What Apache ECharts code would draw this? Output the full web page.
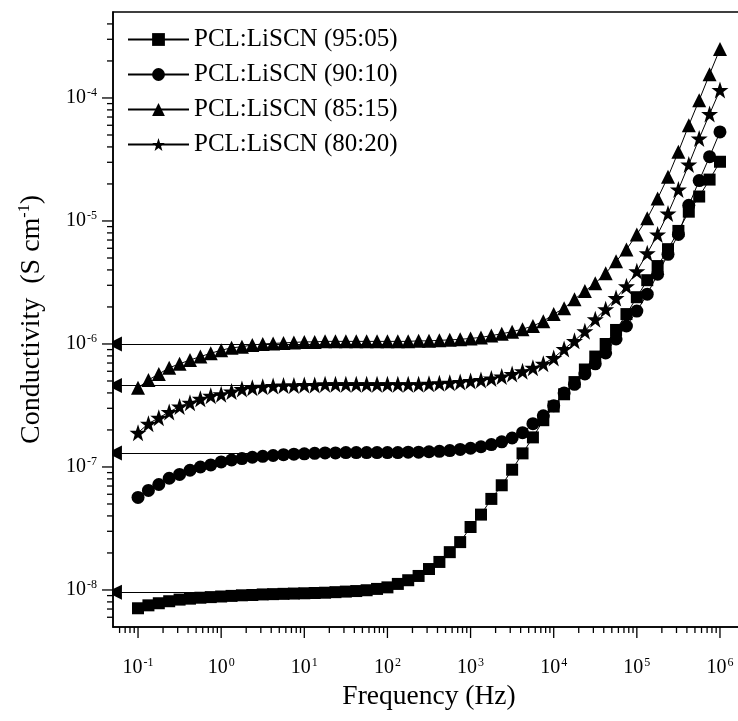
<!DOCTYPE html>
<html>
<head>
<meta charset="utf-8">
<script src="https://cdn.jsdelivr.net/npm/echarts@6/dist/echarts.min.js"></script>
<style>
html,body{margin:0;padding:0;background:#fff;}
#chart{width:738px;height:721px;}
</style>
</head>
<body>
<div id="chart"></div>
<script>
// Frequencies (Hz), 8 points per decade
const freq = [0.1,0.1334,0.1778,0.2371,0.3162,0.4217,0.5623,0.7499,
  1,1.334,1.778,2.371,3.162,4.217,5.623,7.499,
  10,13.34,17.78,23.71,31.62,42.17,56.23,74.99,
  100,133.4,177.8,237.1,316.2,421.7,562.3,749.9,
  1000,1334,1778,2371,3162,4217,5623,7499,
  10000,13340,17780,23710,31620,42170,56230,74990,
  100000,133400,177800,237100,316200,421700,562300,749900,
  1000000];

const seriesNames = ['PCL:LiSCN (95:05)','PCL:LiSCN (90:10)','PCL:LiSCN (85:15)','PCL:LiSCN (80:20)'];

const s9505 = [7.1e-9,7.5e-9,7.8e-9,8.1e-9,8.35e-9,8.5e-9,8.65e-9,8.75e-9,
  8.85e-9,8.95e-9,9.05e-9,9.1e-9,9.2e-9,9.25e-9,9.3e-9,9.35e-9,
  9.4e-9,9.45e-9,9.5e-9,9.6e-9,9.7e-9,9.8e-9,9.95e-9,1.02e-8,
  1.05e-8,1.12e-8,1.2e-8,1.3e-8,1.48e-8,1.69e-8,2.03e-8,2.45e-8,
  3.25e-8,4.1e-8,5.5e-8,7.1e-8,9.5e-8,1.29e-7,1.74e-7,2.4e-7,
  3.1e-7,3.9e-7,4.9e-7,6.2e-7,7.9e-7,1.0e-6,1.3e-6,1.75e-6,
  2.4e-6,3.3e-6,4.3e-6,5.9e-6,8.3e-6,1.19e-5,1.58e-5,2.17e-5,
  3.03e-5];

const s9010 = [5.66e-8,6.45e-8,7.2e-8,8.1e-8,8.7e-8,9.4e-8,1.0e-7,1.04e-7,
  1.1e-7,1.14e-7,1.17e-7,1.2e-7,1.22e-7,1.24e-7,1.26e-7,1.27e-7,
  1.28e-7,1.29e-7,1.3e-7,1.3e-7,1.31e-7,1.31e-7,1.31e-7,1.31e-7,
  1.31e-7,1.31e-7,1.32e-7,1.32e-7,1.33e-7,1.34e-7,1.36e-7,1.39e-7,
  1.42e-7,1.46e-7,1.52e-7,1.6e-7,1.72e-7,1.9e-7,2.25e-7,2.61e-7,
  3.15e-7,4.0e-7,4.7e-7,5.7e-7,6.9e-7,8.45e-7,1.1e-6,1.4e-6,
  1.85e-6,2.54e-6,3.69e-6,5.36e-6,7.78e-6,1.34e-5,2.13e-5,3.33e-5,
  5.3e-5];

const s8515 = [4.4e-7,5.1e-7,5.7e-7,6.4e-7,6.9e-7,7.4e-7,7.9e-7,8.4e-7,
  8.9e-7,9.3e-7,9.5e-7,9.8e-7,1.0e-6,1.01e-6,1.02e-6,1.03e-6,
  1.04e-6,1.04e-6,1.05e-6,1.05e-6,1.05e-6,1.05e-6,1.05e-6,1.05e-6,
  1.05e-6,1.05e-6,1.05e-6,1.06e-6,1.06e-6,1.07e-6,1.08e-6,1.09e-6,
  1.11e-6,1.13e-6,1.17e-6,1.21e-6,1.26e-6,1.32e-6,1.4e-6,1.53e-6,
  1.75e-6,1.95e-6,2.31e-6,2.69e-6,3.12e-6,3.76e-6,4.7e-6,5.87e-6,
  7.78e-6,1.05e-5,1.52e-5,2.29e-5,3.66e-5,6.0e-5,9.6e-5,1.56e-4,
  2.5e-4];

const s8020 = [1.9e-7,2.25e-7,2.51e-7,2.8e-7,3.1e-7,3.33e-7,3.58e-7,3.8e-7,
  3.9e-7,4.1e-7,4.3e-7,4.4e-7,4.5e-7,4.55e-7,4.6e-7,4.6e-7,
  4.65e-7,4.65e-7,4.7e-7,4.7e-7,4.7e-7,4.7e-7,4.7e-7,4.7e-7,
  4.7e-7,4.7e-7,4.7e-7,4.7e-7,4.75e-7,4.8e-7,4.85e-7,4.9e-7,
  5.0e-7,5.1e-7,5.25e-7,5.45e-7,5.7e-7,6.0e-7,6.4e-7,6.9e-7,
  7.7e-7,9.1e-7,1.06e-6,1.27e-6,1.59e-6,1.92e-6,2.36e-6,2.95e-6,
  3.9e-6,5.46e-6,7.78e-6,1.15e-5,1.8e-5,2.88e-5,4.68e-5,7.4e-5,
  1.16e-4];

// DC conductivity arrows (plateau values), drawn from arrowFrom back to the axis
const arrowLevels = [9.6e-9, 1.3e-7, 1.0e-6, 4.6e-7];
const arrowFrom = 100;
const arrowTo = 0.052;

// Axis extents and ticks
const xMin = 0.05, xMax = 2e6;
const yMin = 5e-9, yMax = 5e-4;
const xMajorTicks = [0.1,1,10,100,1000,10000,100000,1000000];
const xMinorTicks = [0.06,0.07,0.08,0.09,
  0.2,0.3,0.4,0.5,0.6,0.7,0.8,0.9,
  2,3,4,5,6,7,8,9, 20,30,40,50,60,70,80,90,
  200,300,400,500,600,700,800,900, 2000,3000,4000,5000,6000,7000,8000,9000,
  20000,30000,40000,50000,60000,70000,80000,90000,
  200000,300000,400000,500000,600000,700000,800000,900000];
const yMajorTicks = [1e-8,1e-7,1e-6,1e-5,1e-4];
const yMinorTicks = [6e-9,7e-9,8e-9,9e-9,
  2e-8,3e-8,4e-8,5e-8,6e-8,7e-8,8e-8,9e-8,
  2e-7,3e-7,4e-7,5e-7,6e-7,7e-7,8e-7,9e-7,
  2e-6,3e-6,4e-6,5e-6,6e-6,7e-6,8e-6,9e-6,
  2e-5,3e-5,4e-5,5e-5,6e-5,7e-5,8e-5,9e-5,
  2e-4,3e-4,4e-4];

const FONT = '"Liberation Serif","DejaVu Serif",serif';
const starPath = 'path://M50,0 L61.8,35.5 L98.1,35.5 L68.8,57.4 L79.4,92.6 L50,71 L20.6,92.6 L31.2,57.4 L1.9,35.5 L38.2,35.5 Z';
const arrowHead = 'path://M5,0 L10,20 L0,20 Z';

function expLabel(v) {
  const e = Math.round(Math.log10(v));
  return '{b|10}{s|' + e + '}';
}
const labelRich = {
  b: {fontFamily: FONT, fontSize: 20, color: '#000', lineHeight: 22},
  s: {fontFamily: FONT, fontSize: 12, color: '#000', verticalAlign: 'top', lineHeight: 22, padding: [0,0,8,1]}
};

function tickSeries(vals, isX, len) {
  return {
    type: 'custom', silent: true, z: 6, clip: false,
    data: vals.map(v => isX ? [v, yMin] : [xMin, v]),
    renderItem: function (params, api) {
      const p = api.coord([api.value(0), api.value(1)]);
      const shape = isX ? {x1: p[0], y1: p[1], x2: p[0], y2: p[1] + len}
                        : {x1: p[0] - len, y1: p[1], x2: p[0], y2: p[1]};
      return {type: 'line', shape: shape, style: {stroke: '#000', lineWidth: 1.3}};
    }
  };
}

const symbols = ['rect', 'circle', 'triangle', starPath];
const sizes = [12, 13, 14, 17];
const values = [s9505, s9010, s8515, s8020];

const dataSeries = seriesNames.map((name, i) => ({
  name: name,
  type: 'line',
  data: freq.map((f, k) => [f, values[i][k]]),
  symbol: symbols[i],
  symbolSize: sizes[i],
  showAllSymbol: true,
  lineStyle: {color: '#000', width: 1},
  itemStyle: {color: '#000', borderWidth: 0},
  z: 3 + i * 0.01,
  animation: false
}));

const arrowSeries = {
  type: 'lines',
  coordinateSystem: 'cartesian2d',
  silent: true,
  z: 2,
  symbol: ['none', arrowHead],
  symbolSize: [8, 15],
  lineStyle: {color: '#000', width: 1, opacity: 1},
  data: arrowLevels.map(v => ({coords: [[arrowFrom, v], [arrowTo, v]]}))
};

const chart = echarts.init(document.getElementById('chart'), null, {renderer: 'canvas'});
chart.setOption({
  animation: false,
  backgroundColor: '#fff',
  grid: {left: 113, top: 12, width: 632, height: 615, show: true, borderColor: '#000', borderWidth: 1.5,
         containLabel: false, outerBoundsMode: 'none'},
  xAxis: {
    type: 'log', logBase: 10, min: xMin, max: xMax, splitNumber: 8,
    name: 'Frequency (Hz)', nameLocation: 'middle', nameGap: 53,
    nameTextStyle: {fontFamily: FONT, fontSize: 27.5, color: '#000'},
    axisLine: {show: true, lineStyle: {color: '#000', width: 1.5}},
    axisTick: {show: false},
    splitLine: {show: false},
    axisLabel: {margin: 30, showMinLabel: false, showMaxLabel: false, formatter: expLabel, rich: labelRich}
  },
  yAxis: {
    type: 'log', logBase: 10, min: yMin, max: yMax, splitNumber: 5,
    name: '{t|Conductivity  (S cm}{s|-1}{t|)}', nameLocation: 'middle', nameGap: 66, nameRotate: 90,
    nameTextStyle: {
      rich: {
        t: {fontFamily: FONT, fontSize: 28, color: '#000', lineHeight: 30},
        s: {fontFamily: FONT, fontSize: 16, color: '#000', verticalAlign: 'top', lineHeight: 30, padding: [0,0,12,0]}
      }
    },
    axisLine: {show: true, lineStyle: {color: '#000', width: 1.5}},
    axisTick: {show: false},
    splitLine: {show: false},
    axisLabel: {margin: 16, showMinLabel: false, showMaxLabel: false, formatter: expLabel, rich: labelRich}
  },
  legend: {
    orient: 'vertical', left: 122, top: 22,
    data: seriesNames,
    itemWidth: 61, itemHeight: 16, itemGap: 10,
    textStyle: {fontFamily: FONT, fontSize: 25, color: '#000', lineHeight: 25},
    selectedMode: false
  },
  series: dataSeries.concat([
    arrowSeries,
    tickSeries(xMajorTicks, true, 11),
    tickSeries(xMinorTicks, true, 6),
    tickSeries(yMajorTicks, false, 11),
    tickSeries(yMinorTicks, false, 6)
  ])
});
</script>
</body>
</html>
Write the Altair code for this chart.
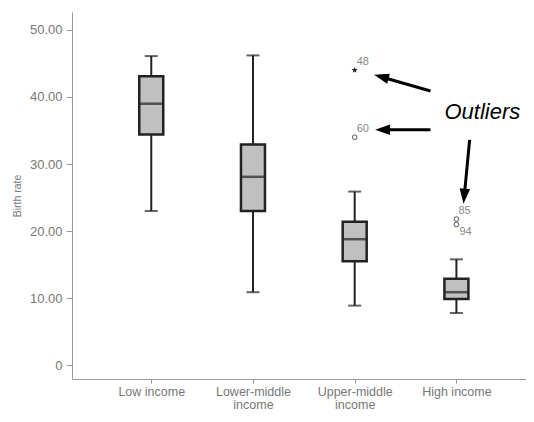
import altair as alt
import pandas as pd

# ---- data ----
categories = ["Low income", "Lower-middle income", "Upper-middle income", "High income"]
positions = [1, 2, 3, 4]
whisker_low = [23.0, 10.9, 8.9, 7.8]
q1 = [34.4, 23.0, 15.5, 9.9]
median = [39.0, 28.1, 18.8, 10.9]
q3 = [43.1, 32.9, 21.4, 12.9]
whisker_high = [46.1, 46.2, 25.9, 15.8]

outlier_pos = [3, 3, 4, 4]
outlier_value = [44.0, 34.0, 21.8, 21.0]
outlier_case = ["48", "60", "85", "94"]
outlier_kind = ["extreme", "outlier", "outlier", "outlier"]

arrow_tail_x = [3.745, 3.745, 4.13]
arrow_tail_y = [40.9, 35.1, 33.6]
arrow_tip_x = [3.19, 3.20, 4.07]
arrow_tip_y = [43.3, 35.1, 24.1]
arrow_angle = [285, 270, 185]

note_text = ["Outliers"]
note_x = [4.255]
note_y = [37.8]

y_ticks = [0, 10, 20, 30, 40, 50]

# ---- tables ----
boxes = pd.DataFrame({
    "cat": categories, "pos": positions, "lo": whisker_low, "q1": q1,
    "med": median, "q3": q3, "hi": whisker_high,
})
outs = pd.DataFrame({"pos": outlier_pos, "val": outlier_value,
                     "case": outlier_case, "kind": outlier_kind})
arrows = pd.DataFrame({"tx": arrow_tail_x, "ty": arrow_tail_y,
                       "hx": arrow_tip_x, "hy": arrow_tip_y, "ang": arrow_angle})
note = pd.DataFrame({"t": note_text, "x": note_x, "y": note_y})

FONT = "Liberation Sans"
DARK = "#222222"
GRAY = "#777777"

xscale = alt.Scale(domain=[0.27, 4.635], nice=False, zero=False)
yscale = alt.Scale(domain=[-2.04, 52.67], nice=False, zero=False)

label_expr = ("datum.value == 1 ? 'Low income' : datum.value == 2 ? ['Lower-middle', 'income'] : "
              "datum.value == 3 ? ['Upper-middle', 'income'] : datum.value == 4 ? 'High income' : ''")

x_axis = alt.Axis(values=positions, labelExpr=label_expr, title=None, grid=False,
                  domainColor="#999999", tickColor="#999999", tickSize=4,
                  labelColor=GRAY, labelFont=FONT, labelFontSize=12.5,
                  labelPadding=2, labelLineHeight=13, labelAngle=0)
y_axis = alt.Axis(values=y_ticks, title="Birth rate", grid=False,
                  labelExpr="datum.value == 0 ? '0' : format(datum.value, '.2f')",
                  domainColor="#999999", tickColor="#999999", tickSize=6,
                  labelColor=GRAY, labelFont=FONT, labelFontSize=13, labelPadding=4,
                  titleColor=GRAY, titleFont=FONT, titleFontSize=10.5,
                  titleFontWeight="normal", titlePadding=7)

base = alt.Chart(boxes)

whisk = base.mark_rule(color=DARK, strokeWidth=2).encode(
    x=alt.X("pos:Q", scale=xscale, axis=x_axis),
    y=alt.Y("lo:Q", scale=yscale, axis=y_axis),
    y2="hi:Q",
)
cap_lo = base.mark_tick(color=DARK, size=13, thickness=2, orient="horizontal").encode(
    x=alt.X("pos:Q", scale=xscale), y=alt.Y("lo:Q", scale=yscale))
cap_hi = base.mark_tick(color=DARK, size=13, thickness=2, orient="horizontal").encode(
    x=alt.X("pos:Q", scale=xscale), y=alt.Y("hi:Q", scale=yscale))
box = base.mark_bar(size=24, fill="#c0c0c0", stroke=DARK, strokeWidth=2.5).encode(
    x=alt.X("pos:Q", scale=xscale), y=alt.Y("q1:Q", scale=yscale), y2="q3:Q")
med = base.mark_tick(color=DARK, size=24, thickness=2.5, orient="horizontal").encode(
    x=alt.X("pos:Q", scale=xscale), y=alt.Y("med:Q", scale=yscale))

star_path = ("M0,-1L0.2245,-0.309L0.951,-0.309L0.3633,0.118L0.5878,0.809L0,0.382"
             "L-0.5878,0.809L-0.3633,0.118L-0.951,-0.309L-0.2245,-0.309Z")

obase = alt.Chart(outs)
circles = obase.transform_filter("datum.kind == 'outlier'").mark_point(
    shape="circle", size=22, filled=False, stroke="#555555", strokeWidth=1, opacity=1
).encode(x=alt.X("pos:Q", scale=xscale), y=alt.Y("val:Q", scale=yscale))
stars = obase.transform_filter("datum.kind == 'extreme'").mark_point(
    shape=star_path, size=45, filled=True, fill="#222222", strokeWidth=0, opacity=1
).encode(x=alt.X("pos:Q", scale=xscale), y=alt.Y("val:Q", scale=yscale))

lab_up = obase.transform_filter("datum.case != '94'").mark_text(
    align="left", baseline="middle", dx=2, dy=-8, font=FONT, fontSize=11, color="#888888"
).encode(x=alt.X("pos:Q", scale=xscale), y=alt.Y("val:Q", scale=yscale), text="case:N")
lab_dn = obase.transform_filter("datum.case == '94'").mark_text(
    align="left", baseline="middle", dx=3, dy=8, font=FONT, fontSize=11, color="#888888"
).encode(x=alt.X("pos:Q", scale=xscale), y=alt.Y("val:Q", scale=yscale), text="case:N")

abase = alt.Chart(arrows).transform_calculate(
    ex="datum.hx + (datum.tx - datum.hx) * 0.15",
    ey="datum.hy + (datum.ty - datum.hy) * 0.15",
)
shafts = abase.mark_rule(color="black", strokeWidth=3).encode(
    x=alt.X("tx:Q", scale=xscale), y=alt.Y("ty:Q", scale=yscale),
    x2="ex:Q", y2="ey:Q")
heads = abase.mark_point(shape="M0,0L-0.7,2L0.7,2Z", size=225, filled=True,
                         fill="black", strokeWidth=0, opacity=1).encode(
    x=alt.X("hx:Q", scale=xscale), y=alt.Y("hy:Q", scale=yscale),
    angle=alt.Angle("ang:Q", scale=None))

note_mark = alt.Chart(note).mark_text(
    align="center", baseline="middle", font=FONT, fontSize=22, fontStyle="italic",
    color="black").encode(x=alt.X("x:Q", scale=xscale), y=alt.Y("y:Q", scale=yscale),
                          text="t:N")

chart = alt.layer(whisk, cap_lo, cap_hi, box, med, circles, stars, lab_up, lab_dn,
                  shafts, heads, note_mark).properties(
    width=454, height=367,
    background="white",
    autosize=alt.AutoSizeParams(type="none"),
    padding={"left": 64, "top": 4, "right": 0, "bottom": 31},
).configure_view(strokeWidth=0)

chart.save("out.html", embed_options={"renderer": "svg", "actions": False})
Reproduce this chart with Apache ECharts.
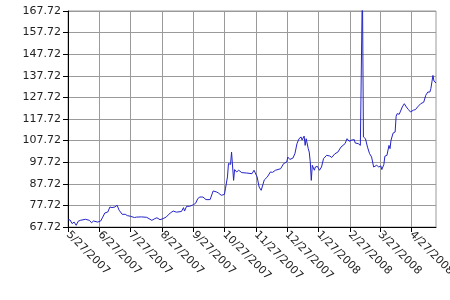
_ _ _ _
▶ Exercise task: Go to the line that contains "Write the Altair code for this chart." and copy from there down to the line that contains "import pandas as pd", with both lines included. Pass over the pictures.

▶ Finished task:
Write the Altair code for this chart.
import altair as alt
import pandas as pd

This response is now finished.